John McGlynn

Personal information
- Nickname: floppy
- Born: 13/05/72
- Occupation: Machinist
- Height: 5 ft 12 in (183 cm)

Sport
- Sport: Gaelic football
- Position: Half forward

Club
- Years: Club
- 1993-: Currow

Inter-county
- Years: County / Apps (scores)
- 1998–2001: Kerry / 4 (0-05)

Inter-county titles
- Munster titles: 0
- All-Irelands: 1
- All Stars: 0

= John McGlynn (Gaelic footballer) =

Irish Gaelic footballer

John McGlynn is an Irish Gaelic footballer with the Currow club, the St. Kieran's divisional team and was a member of the Kerry county team. He first came on the Kerry senior scene in 1998 in the National League under the management of Páidí Ó Sé.
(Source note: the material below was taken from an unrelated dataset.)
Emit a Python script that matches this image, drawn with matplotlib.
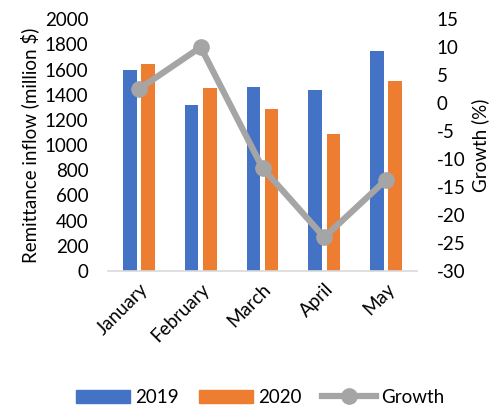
import matplotlib
matplotlib.use("Agg")
import matplotlib.pyplot as plt
import numpy as np
from matplotlib.lines import Line2D
from matplotlib.patches import Patch

months = ["January", "February", "March", "April", "May"]
y2019 = [1600, 1320, 1460, 1435, 1750]
y2020 = [1640, 1450, 1290, 1090, 1510]
growth = [2.5, 10.0, -11.6, -24.0, -13.7]
left_ticks = [0, 200, 400, 600, 800, 1000, 1200, 1400, 1600, 1800, 2000]
right_ticks = [-30, -25, -20, -15, -10, -5, 0, 5, 10, 15]

plt.rcParams['font.family'] = ['Lato', 'DejaVu Sans']
FS = 13.5

fig = plt.figure(figsize=(5.0, 4.08), dpi=100)
ax = fig.add_axes([0.216, 0.336, 0.618, 0.617])
x = np.arange(len(months))
w = 0.22
off = 0.146
blue = '#4472C4'
orange = '#ED7D31'
gray = '#A5A5A5'
ax.bar(x - off, y2019, w, color=blue, zorder=2)
ax.bar(x + off, y2020, w, color=orange, zorder=2)
ax.set_xlim(-0.5, len(months) - 0.5)
ax.set_ylim(0, 2000)
ax.set_yticks(left_ticks)
ax.set_yticklabels([str(t) for t in left_ticks], fontsize=FS)
ax.set_xticks(x)
ax.set_xticklabels(months, rotation=45, ha='right', rotation_mode='anchor', fontsize=FS)
ax.tick_params(length=0)
ax.tick_params(axis='y', pad=14)
ax.tick_params(axis='x', pad=7)
for s in ['top', 'right', 'left']:
    ax.spines[s].set_visible(False)
ax.spines['bottom'].set_color('#D9D9D9')
ax.spines['bottom'].set_linewidth(1.2)
ax.set_ylabel("Remittance inflow (million $)", fontsize=FS, labelpad=4)

ax2 = ax.twinx()
ax2.plot(x, growth, color=gray, lw=4.5, marker='o', ms=11, zorder=3)
ax2.set_ylim(-30, 15)
ax2.set_yticks(right_ticks)
ax2.set_yticklabels([str(t) for t in right_ticks], fontsize=FS)
ax2.tick_params(length=0, pad=14)
for s in ['top', 'right', 'left', 'bottom']:
    ax2.spines[s].set_visible(False)
ax2.set_ylabel("Growth (%)", fontsize=FS, labelpad=4)

handles = [Patch(color=blue), Patch(color=orange),
           Line2D([0], [0], color=gray, lw=4.5, marker='o', ms=11)]
fig.legend(handles, ["2019", "2020", "Growth"], loc='center', bbox_to_anchor=(0.52, 0.026),
           ncol=3, frameon=False, fontsize=FS, handlelength=2.9, handleheight=0.7,
           columnspacing=1.1, handletextpad=0.25)

fig.savefig("out.png", dpi=100)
McGlynn established himself as a regular for the 1999 League & Championship, despite winning the last 3 Munster Championships Kerry lost out to Cork in the final. He missed out on Kerry's All Ireland success in 2000. He played his last championship game in the 2001 semi final when Kerry were well beaten by Meath. He won an Munster 21 championship in 1996

At club level with Currow he won an O' Donoghue Cup in 1998 Currow's first win since 1945 and to date last win.

During his college days he played with the Tralee RTC and was part of the team that won the colleges first Sigerson Cup in 1997.